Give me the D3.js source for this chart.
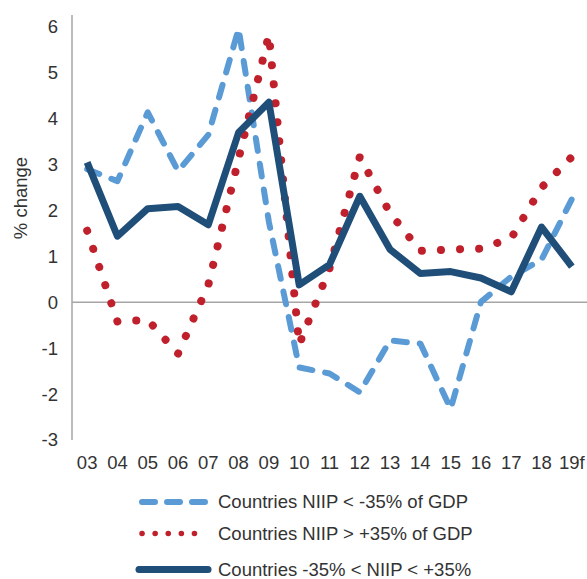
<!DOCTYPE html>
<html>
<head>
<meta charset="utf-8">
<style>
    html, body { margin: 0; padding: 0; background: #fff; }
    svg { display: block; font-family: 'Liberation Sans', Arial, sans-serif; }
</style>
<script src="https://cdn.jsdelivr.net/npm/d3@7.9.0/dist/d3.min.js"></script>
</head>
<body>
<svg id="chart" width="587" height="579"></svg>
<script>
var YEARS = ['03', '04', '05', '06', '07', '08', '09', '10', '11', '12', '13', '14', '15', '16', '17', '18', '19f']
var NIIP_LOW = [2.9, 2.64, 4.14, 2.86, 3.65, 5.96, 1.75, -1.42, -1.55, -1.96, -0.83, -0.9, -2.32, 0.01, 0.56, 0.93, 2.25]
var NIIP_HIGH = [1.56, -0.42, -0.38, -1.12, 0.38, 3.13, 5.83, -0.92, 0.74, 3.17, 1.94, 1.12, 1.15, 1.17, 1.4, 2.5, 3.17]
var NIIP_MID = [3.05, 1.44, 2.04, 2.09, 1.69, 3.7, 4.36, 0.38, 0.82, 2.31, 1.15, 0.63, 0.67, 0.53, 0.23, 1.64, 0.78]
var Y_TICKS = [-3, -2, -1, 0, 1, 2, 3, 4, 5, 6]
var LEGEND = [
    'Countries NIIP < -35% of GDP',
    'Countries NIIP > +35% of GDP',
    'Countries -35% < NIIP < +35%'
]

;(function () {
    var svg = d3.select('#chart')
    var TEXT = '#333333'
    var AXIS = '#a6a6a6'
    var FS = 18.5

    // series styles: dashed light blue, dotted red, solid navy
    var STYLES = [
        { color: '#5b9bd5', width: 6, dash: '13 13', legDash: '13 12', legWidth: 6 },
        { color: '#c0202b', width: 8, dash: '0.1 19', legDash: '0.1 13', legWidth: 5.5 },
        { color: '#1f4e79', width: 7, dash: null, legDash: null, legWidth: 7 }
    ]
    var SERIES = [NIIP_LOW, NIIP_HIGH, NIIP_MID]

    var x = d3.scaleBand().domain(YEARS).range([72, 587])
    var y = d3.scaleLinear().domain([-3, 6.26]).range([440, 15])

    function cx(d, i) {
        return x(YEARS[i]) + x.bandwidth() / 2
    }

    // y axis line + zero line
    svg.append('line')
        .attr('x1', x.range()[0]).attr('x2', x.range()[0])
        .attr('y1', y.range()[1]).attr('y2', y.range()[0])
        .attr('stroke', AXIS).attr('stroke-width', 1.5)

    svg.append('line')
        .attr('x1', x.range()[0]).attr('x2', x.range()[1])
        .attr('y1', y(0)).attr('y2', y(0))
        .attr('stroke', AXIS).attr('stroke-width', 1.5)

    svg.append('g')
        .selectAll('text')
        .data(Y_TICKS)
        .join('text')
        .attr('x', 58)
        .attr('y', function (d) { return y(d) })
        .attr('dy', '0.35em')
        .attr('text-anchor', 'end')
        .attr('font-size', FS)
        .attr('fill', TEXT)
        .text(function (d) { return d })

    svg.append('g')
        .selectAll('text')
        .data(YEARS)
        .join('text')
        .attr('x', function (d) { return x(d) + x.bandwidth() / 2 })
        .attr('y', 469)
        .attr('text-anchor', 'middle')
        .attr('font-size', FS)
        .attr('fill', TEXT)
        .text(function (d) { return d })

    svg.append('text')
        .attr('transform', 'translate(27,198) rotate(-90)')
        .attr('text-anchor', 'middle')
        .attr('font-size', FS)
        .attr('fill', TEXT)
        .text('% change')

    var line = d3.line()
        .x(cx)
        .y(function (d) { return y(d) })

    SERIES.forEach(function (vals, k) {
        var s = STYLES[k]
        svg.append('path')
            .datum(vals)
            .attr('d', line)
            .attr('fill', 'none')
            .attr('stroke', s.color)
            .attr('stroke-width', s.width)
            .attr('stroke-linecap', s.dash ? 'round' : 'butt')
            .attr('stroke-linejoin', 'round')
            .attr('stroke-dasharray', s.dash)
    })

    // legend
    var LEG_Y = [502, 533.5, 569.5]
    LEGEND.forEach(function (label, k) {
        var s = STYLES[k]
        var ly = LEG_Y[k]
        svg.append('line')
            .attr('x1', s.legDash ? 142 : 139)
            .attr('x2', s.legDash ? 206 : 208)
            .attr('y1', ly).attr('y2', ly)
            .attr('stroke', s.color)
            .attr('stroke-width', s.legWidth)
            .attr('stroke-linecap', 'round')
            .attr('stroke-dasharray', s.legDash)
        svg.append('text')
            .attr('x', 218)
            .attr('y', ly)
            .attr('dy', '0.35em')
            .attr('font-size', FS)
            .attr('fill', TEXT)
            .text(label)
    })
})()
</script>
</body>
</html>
■ ■ ■
Exercise aim: Make an exact copy of the whole listing, but don't bring over any pictures.

Solution to the exercise:
Give me the D3.js source for this chart.
<!DOCTYPE html>
<html>
<head>
<meta charset="utf-8">
<style>
    html, body { margin: 0; padding: 0; background: #fff; }
    svg { display: block; font-family: 'Liberation Sans', Arial, sans-serif; }
</style>
<script src="https://cdn.jsdelivr.net/npm/d3@7.9.0/dist/d3.min.js"></script>
</head>
<body>
<svg id="chart" width="587" height="579"></svg>
<script>
var YEARS = ['03', '04', '05', '06', '07', '08', '09', '10', '11', '12', '13', '14', '15', '16', '17', '18', '19f']
var NIIP_LOW = [2.9, 2.64, 4.14, 2.86, 3.65, 5.96, 1.75, -1.42, -1.55, -1.96, -0.83, -0.9, -2.32, 0.01, 0.56, 0.93, 2.25]
var NIIP_HIGH = [1.56, -0.42, -0.38, -1.12, 0.38, 3.13, 5.83, -0.92, 0.74, 3.17, 1.94, 1.12, 1.15, 1.17, 1.4, 2.5, 3.17]
var NIIP_MID = [3.05, 1.44, 2.04, 2.09, 1.69, 3.7, 4.36, 0.38, 0.82, 2.31, 1.15, 0.63, 0.67, 0.53, 0.23, 1.64, 0.78]
var Y_TICKS = [-3, -2, -1, 0, 1, 2, 3, 4, 5, 6]
var LEGEND = [
    'Countries NIIP < -35% of GDP',
    'Countries NIIP > +35% of GDP',
    'Countries -35% < NIIP < +35%'
]

;(function () {
    var svg = d3.select('#chart')
    var TEXT = '#333333'
    var AXIS = '#a6a6a6'
    var FS = 18.5

    // series styles: dashed light blue, dotted red, solid navy
    var STYLES = [
        { color: '#5b9bd5', width: 6, dash: '13 13', legDash: '13 12', legWidth: 6 },
        { color: '#c0202b', width: 8, dash: '0.1 19', legDash: '0.1 13', legWidth: 5.5 },
        { color: '#1f4e79', width: 7, dash: null, legDash: null, legWidth: 7 }
    ]
    var SERIES = [NIIP_LOW, NIIP_HIGH, NIIP_MID]

    var x = d3.scaleBand().domain(YEARS).range([72, 587])
    var y = d3.scaleLinear().domain([-3, 6.26]).range([440, 15])

    function cx(d, i) {
        return x(YEARS[i]) + x.bandwidth() / 2
    }

    // y axis line + zero line
    svg.append('line')
        .attr('x1', x.range()[0]).attr('x2', x.range()[0])
        .attr('y1', y.range()[1]).attr('y2', y.range()[0])
        .attr('stroke', AXIS).attr('stroke-width', 1.5)

    svg.append('line')
        .attr('x1', x.range()[0]).attr('x2', x.range()[1])
        .attr('y1', y(0)).attr('y2', y(0))
        .attr('stroke', AXIS).attr('stroke-width', 1.5)

    svg.append('g')
        .selectAll('text')
        .data(Y_TICKS)
        .join('text')
        .attr('x', 58)
        .attr('y', function (d) { return y(d) })
        .attr('dy', '0.35em')
        .attr('text-anchor', 'end')
        .attr('font-size', FS)
        .attr('fill', TEXT)
        .text(function (d) { return d })

    svg.append('g')
        .selectAll('text')
        .data(YEARS)
        .join('text')
        .attr('x', function (d) { return x(d) + x.bandwidth() / 2 })
        .attr('y', 469)
        .attr('text-anchor', 'middle')
        .attr('font-size', FS)
        .attr('fill', TEXT)
        .text(function (d) { return d })

    svg.append('text')
        .attr('transform', 'translate(27,198) rotate(-90)')
        .attr('text-anchor', 'middle')
        .attr('font-size', FS)
        .attr('fill', TEXT)
        .text('% change')

    var line = d3.line()
        .x(cx)
        .y(function (d) { return y(d) })

    SERIES.forEach(function (vals, k) {
        var s = STYLES[k]
        svg.append('path')
            .datum(vals)
            .attr('d', line)
            .attr('fill', 'none')
            .attr('stroke', s.color)
            .attr('stroke-width', s.width)
            .attr('stroke-linecap', s.dash ? 'round' : 'butt')
            .attr('stroke-linejoin', 'round')
            .attr('stroke-dasharray', s.dash)
    })

    // legend
    var LEG_Y = [502, 533.5, 569.5]
    LEGEND.forEach(function (label, k) {
        var s = STYLES[k]
        var ly = LEG_Y[k]
        svg.append('line')
            .attr('x1', s.legDash ? 142 : 139)
            .attr('x2', s.legDash ? 206 : 208)
            .attr('y1', ly).attr('y2', ly)
            .attr('stroke', s.color)
            .attr('stroke-width', s.legWidth)
            .attr('stroke-linecap', 'round')
            .attr('stroke-dasharray', s.legDash)
        svg.append('text')
            .attr('x', 218)
            .attr('y', ly)
            .attr('dy', '0.35em')
            .attr('font-size', FS)
            .attr('fill', TEXT)
            .text(label)
    })
})()
</script>
</body>
</html>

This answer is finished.